* WHAT THE TASK ASKS *
Print the lines from the one that contains "Rebuild this chart" to the one that contains "from matplotlib.ticker import FuncFormatter", inclusive, exactly as they appear, and please drop any pictures.

* PROVIDED RECORDS *
(begin)
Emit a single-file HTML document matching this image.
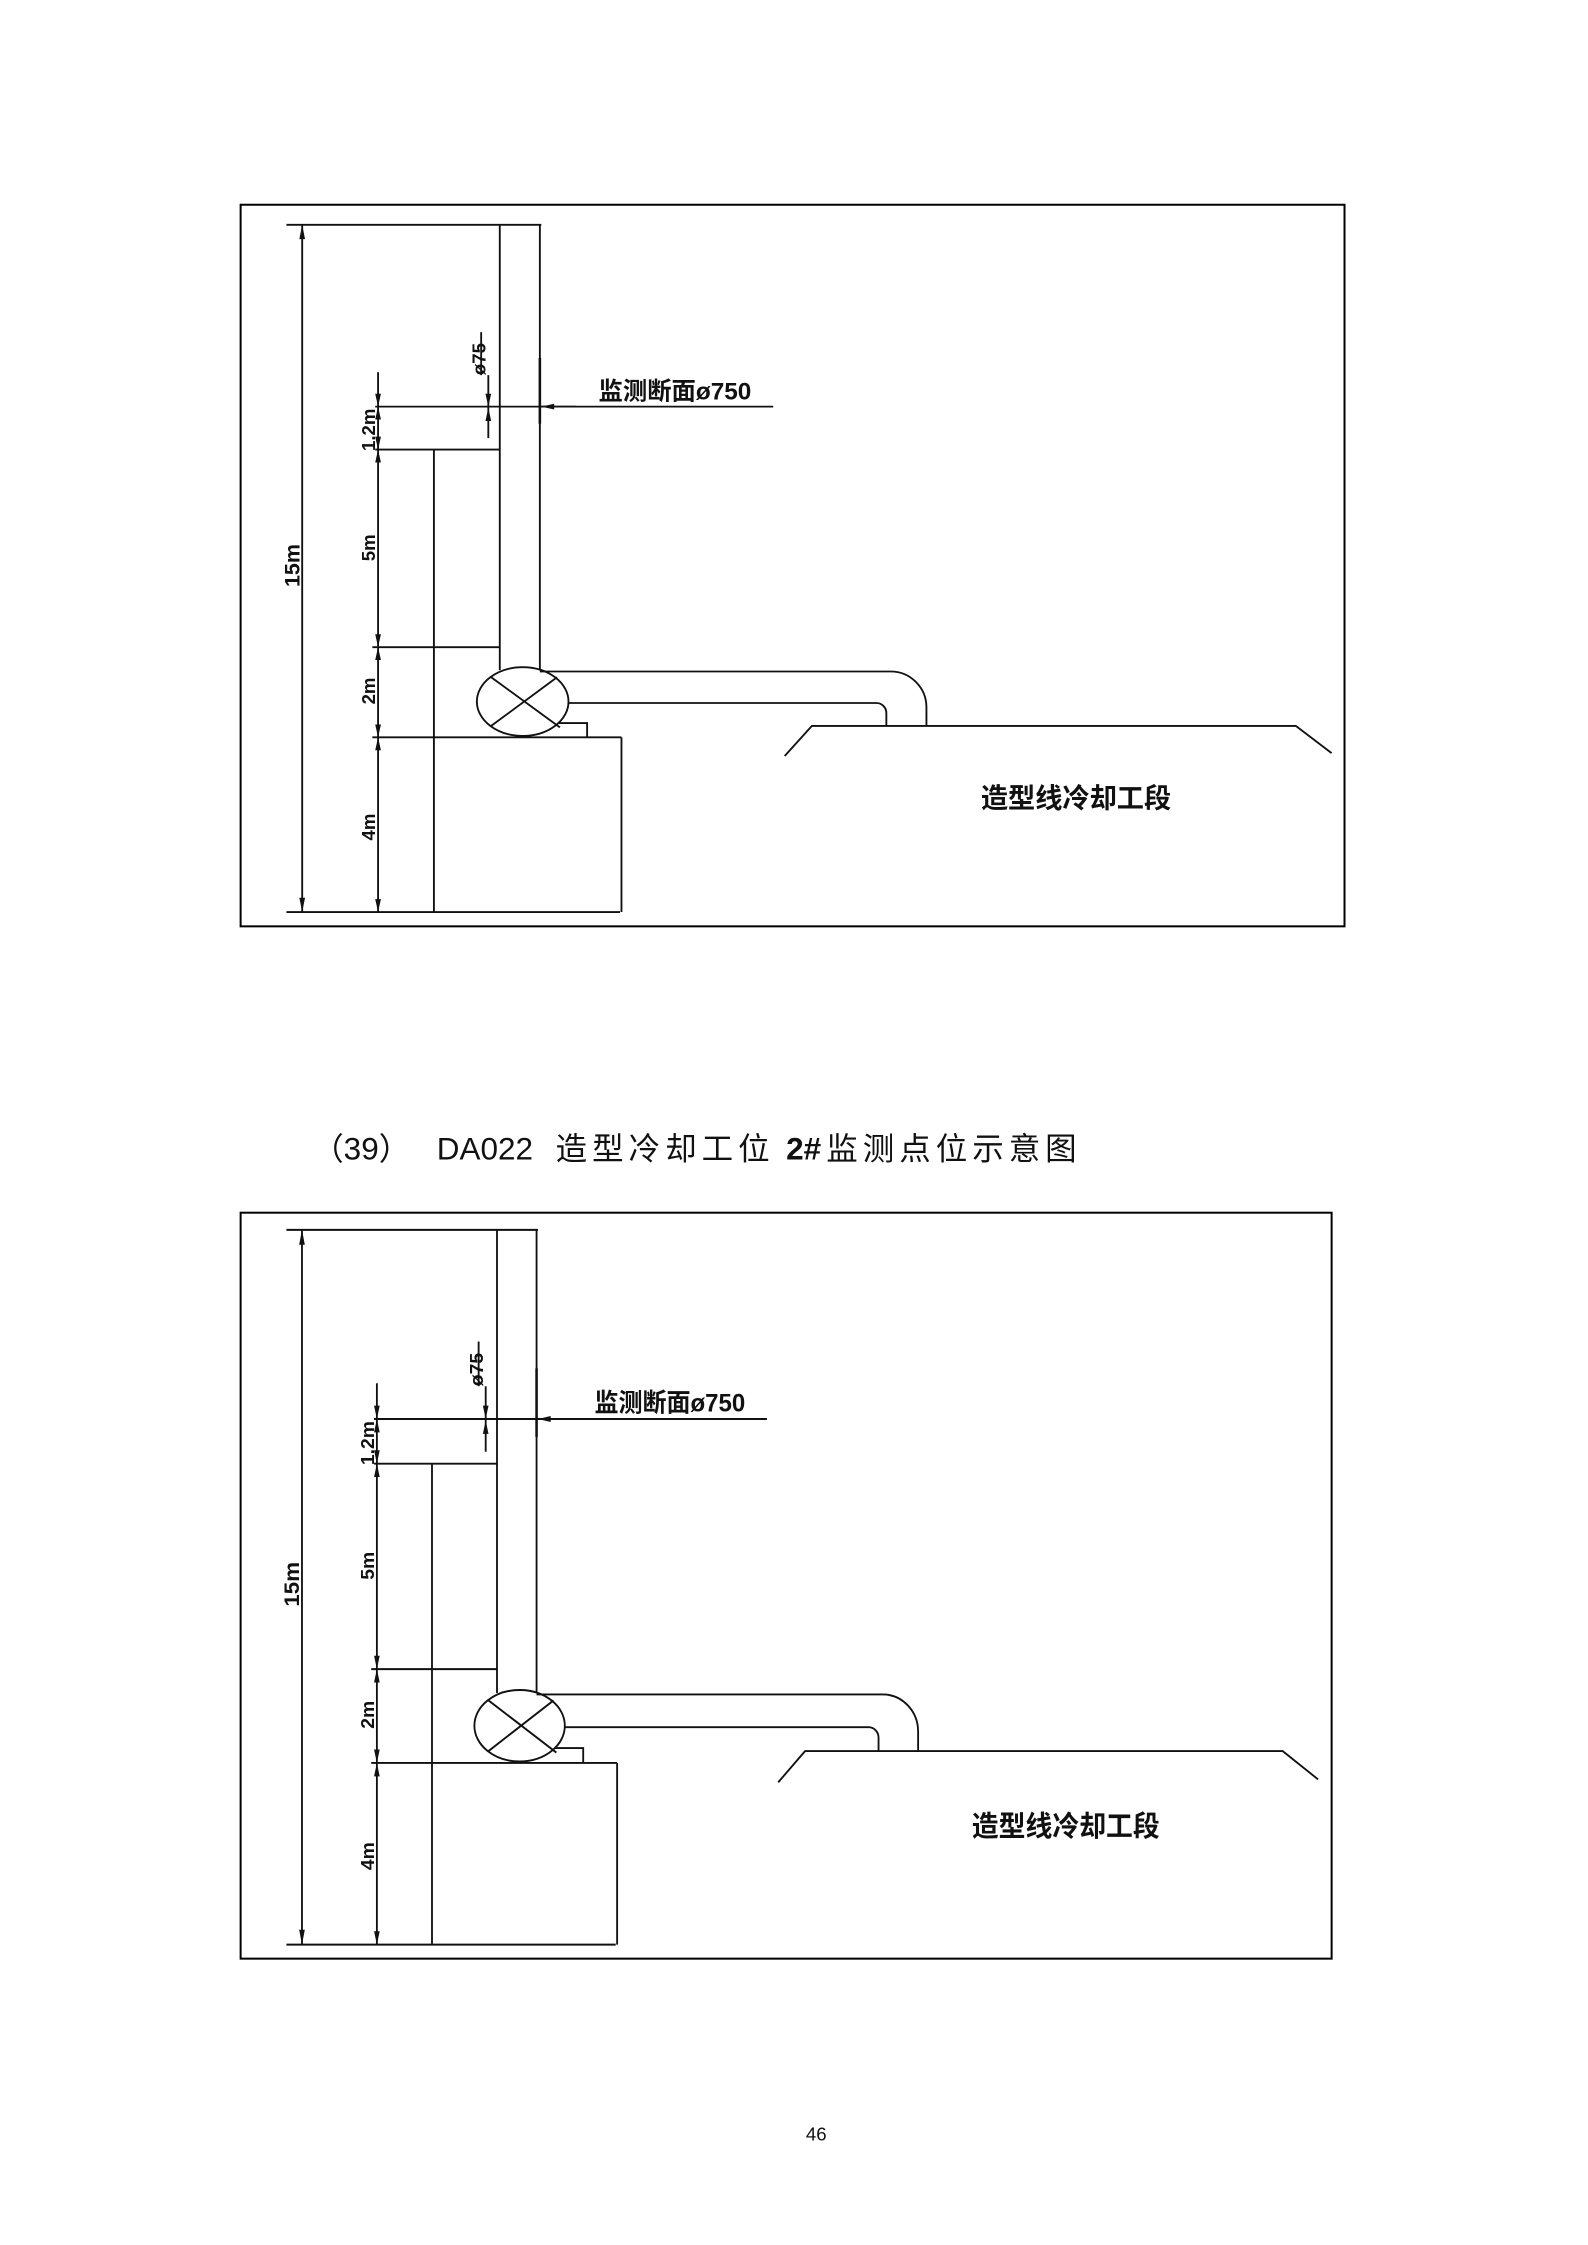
<!DOCTYPE html>
<html><head><meta charset="utf-8">
<style>
html,body{margin:0;padding:0;background:#fff;}
svg{display:block;}
</style></head>
<body>
<svg width="1588" height="2245" viewBox="0 0 1109 1568" xmlns="http://www.w3.org/2000/svg">
<defs>
<g id="dia" fill="none" stroke="#111" stroke-width="1.3">
  <line x1="200" y1="157" x2="378" y2="157"/>
  <line x1="200" y1="637" x2="433" y2="637"/>
  <line x1="211" y1="157" x2="211" y2="637"/>
  <line x1="349" y1="157" x2="349" y2="468"/>
  <line x1="377" y1="157" x2="377" y2="468"/>
  <line x1="377" y1="250" x2="377" y2="296" stroke-width="1.8"/>
  <line x1="264" y1="260" x2="264" y2="637"/>
  <line x1="262" y1="284" x2="540" y2="284"/>
  <line x1="262" y1="314" x2="349" y2="314"/>
  <line x1="260" y1="452" x2="349" y2="452"/>
  <line x1="260" y1="515" x2="434" y2="515"/>
  <line x1="303" y1="314" x2="303" y2="637"/>
  <line x1="434" y1="515" x2="434" y2="637"/>
  <line x1="341" y1="262" x2="341" y2="306"/>
  <line x1="336" y1="232" x2="336" y2="262"/>
  <line x1="377" y1="284" x2="402" y2="284"/>
  <ellipse cx="365" cy="490" rx="32" ry="24"/>
  <line x1="343" y1="473" x2="391" y2="508"/>
  <line x1="343" y1="507" x2="389" y2="473"/>
  <polyline points="390,505 410,505 410,515"/>
  <path d="M377 469 L622 469 A25 25 0 0 1 647 494 L647 507"/>
  <path d="M397 491 L612 491 A7 7 0 0 1 619 498 L619 507"/>
  <polyline points="548,528 567,507 905,507 930,526"/>
  <g fill="#111" stroke="none">
    <polygon points="209,167 213,167 211,157"/>
    <polygon points="209,627 213,627 211,637"/>
    <polygon points="262,275 266,275 264,284"/>
    <polygon points="262,293 266,293 264,284"/>
    <polygon points="262,305 266,305 264,314"/>
    <polygon points="262,323 266,323 264,314"/>
    <polygon points="262,443 266,443 264,452"/>
    <polygon points="262,461 266,461 264,452"/>
    <polygon points="262,506 266,506 264,515"/>
    <polygon points="262,524 266,524 264,515"/>
    <polygon points="262,628 266,628 264,637"/>
    <polygon points="339,275 343,275 341,284"/>
    <polygon points="339,294 343,294 341,285"/>
    <polygon points="387,282 387,286 378,284"/>
  </g>
</g>
<g id="txt" fill="#111" font-weight="bold">
  <text x="418" y="279" font-size="17" font-family="Liberation Sans, Noto Sans CJK SC, sans-serif">监测断面ø750</text>
  <text x="685" y="564" font-size="19" font-family="Liberation Sans, Noto Sans CJK SC, sans-serif">造型线冷却工段</text>
  <text transform="translate(339,262) rotate(-90)" font-size="13" font-family="Liberation Sans, sans-serif">ø75</text>
  <text transform="translate(262,315) rotate(-90)" font-size="13" font-family="Liberation Sans, sans-serif">1.2m</text>
  <text transform="translate(262,392) rotate(-90)" font-size="13" font-family="Liberation Sans, sans-serif">5m</text>
  <text transform="translate(262,492) rotate(-90)" font-size="13" font-family="Liberation Sans, sans-serif">2m</text>
  <text transform="translate(262,587) rotate(-90)" font-size="13" font-family="Liberation Sans, sans-serif">4m</text>
  <text transform="translate(209,410) rotate(-90)" font-size="15" font-family="Liberation Sans, sans-serif">15m</text>
</g>
</defs>

<rect x="168" y="143" width="771" height="504" fill="none" stroke="#000" stroke-width="1.4"/>
<use href="#dia"/>
<use href="#txt"/>

<g fill="#111" font-size="22" font-family="Liberation Sans, Noto Sans CJK SC, sans-serif">
  <text x="218" y="810">（39）</text>
  <text x="305" y="810">DA022</text>
  <text x="388" y="810" letter-spacing="3.5">造型冷却工位</text>
  <text x="549" y="810" font-weight="bold">2#</text>
  <text x="577" y="810" letter-spacing="3.5">监测点位示意图</text>
</g>

<rect x="168" y="847" width="762" height="521" fill="none" stroke="#000" stroke-width="1.4"/>
<g transform="translate(200,859) scale(0.987,1.04) translate(-200,-157)">
  <use href="#dia"/>
  <use href="#txt"/>
</g>

<text x="570" y="1495" font-size="13" fill="#111" text-anchor="middle" font-family="Liberation Sans, sans-serif">46</text>
</svg>
</body></html>
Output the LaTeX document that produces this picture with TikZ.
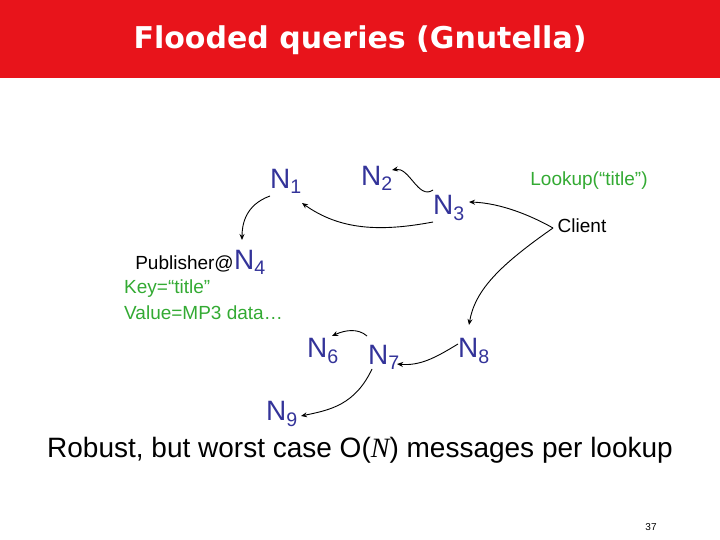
\documentclass[tikz,border=0pt]{standalone}
\usepackage{fontspec}
\setmainfont{Liberation Sans}
\newfontfamily\titlefont{DejaVu Sans}
\newfontfamily\timesf{Liberation Serif}
\usetikzlibrary{arrows.meta}
\definecolor{nblue}{HTML}{333399}
\definecolor{tgreen}{HTML}{33AA33}
\definecolor{tred}{HTML}{E8141B}
\begin{document}
\begin{tikzpicture}[x=1pt,y=-1pt,
  nlab/.style={text=nblue,font=\fontsize{28}{28}\selectfont,inner sep=0},
  glab/.style={text=tgreen,font=\fontsize{19}{26}\selectfont,inner sep=0},
  blab/.style={inner sep=0,font=\fontsize{19}{22}\selectfont},
  arr/.style={-{Stealth[length=6pt,width=5pt]},line width=0.9pt}]
\useasboundingbox (0,0) rectangle (720,540);
\fill[tred] (0,0) rectangle (720,78);
\node[text=white,font=\titlefont\bfseries\fontsize{30}{30}\selectfont] (title) at (360,40) {Flooded queries (Gnutella)};
\node[nlab] (n1) at (286,181) {N\textsubscript{1}};
\node[nlab] (n2) at (377,178) {N\textsubscript{2}};
\node[nlab] (n3) at (449,208) {N\textsubscript{3}};
\node[glab] (lookup) at (589,181) {Lookup(“title”)};
\node[blab] (client) at (582,226) {Client};
\node[nlab] (n4) at (250,262) {N\textsubscript{4}};
\node[blab,anchor=east] (pub) at ([yshift=-2pt]n4.west) {Publisher@};
\node[glab,anchor=north west,align=left] (kv) at (124,280) {Key=“title”\\Value=MP3 data…};
\node[nlab] (n6) at (323,351) {N\textsubscript{6}};
\node[nlab] (n7) at (384,357) {N\textsubscript{7}};
\node[nlab] (n8) at (474,351) {N\textsubscript{8}};
\node[nlab] (n9) at (282,414) {N\textsubscript{9}};
\node[inner sep=0,font=\fontsize{28}{30}\selectfont] (robust) at (360,450) {Robust, but worst case O(\timesf\itshape N\upshape\rmfamily) messages per lookup};
\node[inner sep=0,font=\fontsize{10}{12}\selectfont] (pg) at (651,527) {37};
\coordinate (c0) at (553,228);
\draw[arr] (433,190) to[out=215,in=10] (392,170);
\draw[arr] (433,222) .. controls (380,232) and (340,230) .. (302,203);
\draw[arr] (270,196) .. controls (245,205) and (242,225) .. (242,240);
\draw[arr] (c0) .. controls (530,215) and (500,203) .. (469,202);
\draw[arr] (c0) .. controls (500,265) and (475,290) .. (469,325);
\draw[arr] (458,344) .. controls (435,358) and (420,366) .. (397,364);
\draw[arr] (367,336) .. controls (358,328) and (345,330) .. (332,336);
\draw[arr] (372,369) .. controls (355,405) and (330,410) .. (301,416);
\end{tikzpicture}
\end{document}
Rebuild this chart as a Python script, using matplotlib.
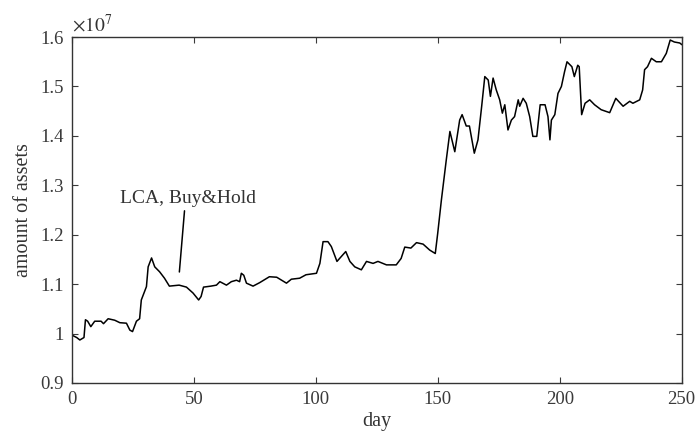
import matplotlib as mpl
mpl.use('Agg')
import matplotlib.pyplot as plt
from matplotlib.ticker import FuncFormatter

# values, in units of 1e7
days = [0, 2, 3.3, 5, 5.6, 6.5, 7.8, 9.4, 12, 13, 14.9, 17.6, 19.7, 22.4, 23.8,
        24.9, 26.5, 27.8, 28.5, 30.6, 31.3, 32.7, 34, 36, 38, 40, 44, 47, 49.7,
        52, 53, 54, 57, 59.3, 60.7, 63.4, 65.4, 67.5, 68.8, 69.5, 70.5, 71.6,
        74.3, 77, 81, 84, 88, 90, 93.4, 96, 100.3, 101.7, 103, 105, 106.4, 108.7,
        110.5, 112.3, 114, 116, 118.7, 120.8, 123.5, 125.5, 129, 133, 135, 136.5,
        139, 141.3, 144, 146.7, 149, 150, 151.5, 153.5, 155, 157, 159, 160, 161.7,
        163, 164.5, 165, 166.5, 168, 169.3, 170.7, 171.6, 172.7, 174, 175.4, 176.5,
        177.5, 178.8, 180.2, 181.5, 183, 183.6, 185, 186.3, 187.7, 189, 190.6, 192,
        194, 195.2, 196, 196.6, 198, 199.3, 200.7, 202, 203, 205, 206, 207.4, 208,
        209, 210.4, 212.3, 214.3, 217, 220.5, 223, 226, 228.7, 230, 232.8, 234,
        234.8, 236, 237.6, 239.6, 241.7, 243.7, 245.3, 247, 249.2, 250]
assets = [0.997, 0.992, 0.987, 0.992, 1.028, 1.025, 1.014, 1.025, 1.025, 1.020,
          1.030, 1.027, 1.022, 1.021, 1.007, 1.004, 1.025, 1.030, 1.068, 1.095,
          1.135, 1.153, 1.135, 1.125, 1.112, 1.096, 1.098, 1.094, 1.082, 1.068,
          1.075, 1.094, 1.096, 1.098, 1.105, 1.098, 1.105, 1.108, 1.105, 1.122,
          1.118, 1.102, 1.096, 1.103, 1.115, 1.114, 1.102, 1.110, 1.112, 1.119,
          1.122, 1.142, 1.186, 1.186, 1.176, 1.146, 1.156, 1.166, 1.146, 1.135,
          1.129, 1.146, 1.142, 1.146, 1.139, 1.139, 1.152, 1.175, 1.173, 1.184,
          1.181, 1.169, 1.162, 1.203, 1.270, 1.351, 1.409, 1.368, 1.432, 1.443,
          1.420, 1.420, 1.378, 1.365, 1.392, 1.459, 1.520, 1.513, 1.480, 1.517,
          1.493, 1.473, 1.446, 1.463, 1.412, 1.432, 1.439, 1.473, 1.460, 1.476,
          1.466, 1.439, 1.399, 1.399, 1.463, 1.463, 1.439, 1.392, 1.432, 1.443,
          1.486, 1.500, 1.530, 1.550, 1.540, 1.520, 1.543, 1.540, 1.443, 1.466,
          1.473, 1.463, 1.453, 1.447, 1.476, 1.460, 1.470, 1.466, 1.473, 1.493,
          1.534, 1.540, 1.557, 1.550, 1.550, 1.567, 1.594, 1.590, 1.588, 1.585]
xticks = [0, 50, 100, 150, 200, 250]
yticks = [0.9, 1.0, 1.1, 1.2, 1.3, 1.4, 1.5, 1.6]

plt.rcParams['font.family'] = ['Liberation Serif', 'DejaVu Serif']

fig = plt.figure(figsize=(6.97, 4.36), dpi=100)
ax = fig.add_axes([0.103, 0.1216, 0.875, 0.7934])
ax.plot(days, assets, color='black', linewidth=1.1)

ax.set_xlim(0, 250)
ax.set_ylim(0.9, 1.6)
ax.set_xticks(xticks)
ax.set_yticks(yticks)
ax.yaxis.set_major_formatter(FuncFormatter(lambda v, p: '%g' % round(v, 2)))
ax.tick_params(direction='in', top=True, right=True, length=4, width=0.8,
               labelsize=13.5, colors='#3a3a3a', pad=6)
for s in ax.spines.values():
    s.set_color('#333333')
    s.set_linewidth(1.0)

ax.set_xlabel('day', fontsize=14.5, color='#333333', labelpad=3)
ax.set_ylabel('amount of assets', fontsize=14.5, color='#333333', labelpad=5)
ax.text(0.0, 1.005, r'$\times 10^{7}$', transform=ax.transAxes, fontsize=14,
        color='#333333', ha='left', va='bottom', math_fontfamily='stix')

ax.text(19.7, 1.274, 'LCA, Buy&Hold', fontsize=14, color='#333333',
        ha='left', va='center')
ax.annotate('', xy=(44, 1.119), xytext=(46.3, 1.254),
            arrowprops=dict(arrowstyle='-', color='black', lw=1.1))

fig.savefig('out.png', dpi=100)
(end)
* EXERCISE ANSWER *
Rebuild this chart as a Python script, using matplotlib.
import matplotlib as mpl
mpl.use('Agg')
import matplotlib.pyplot as plt
from matplotlib.ticker import FuncFormatter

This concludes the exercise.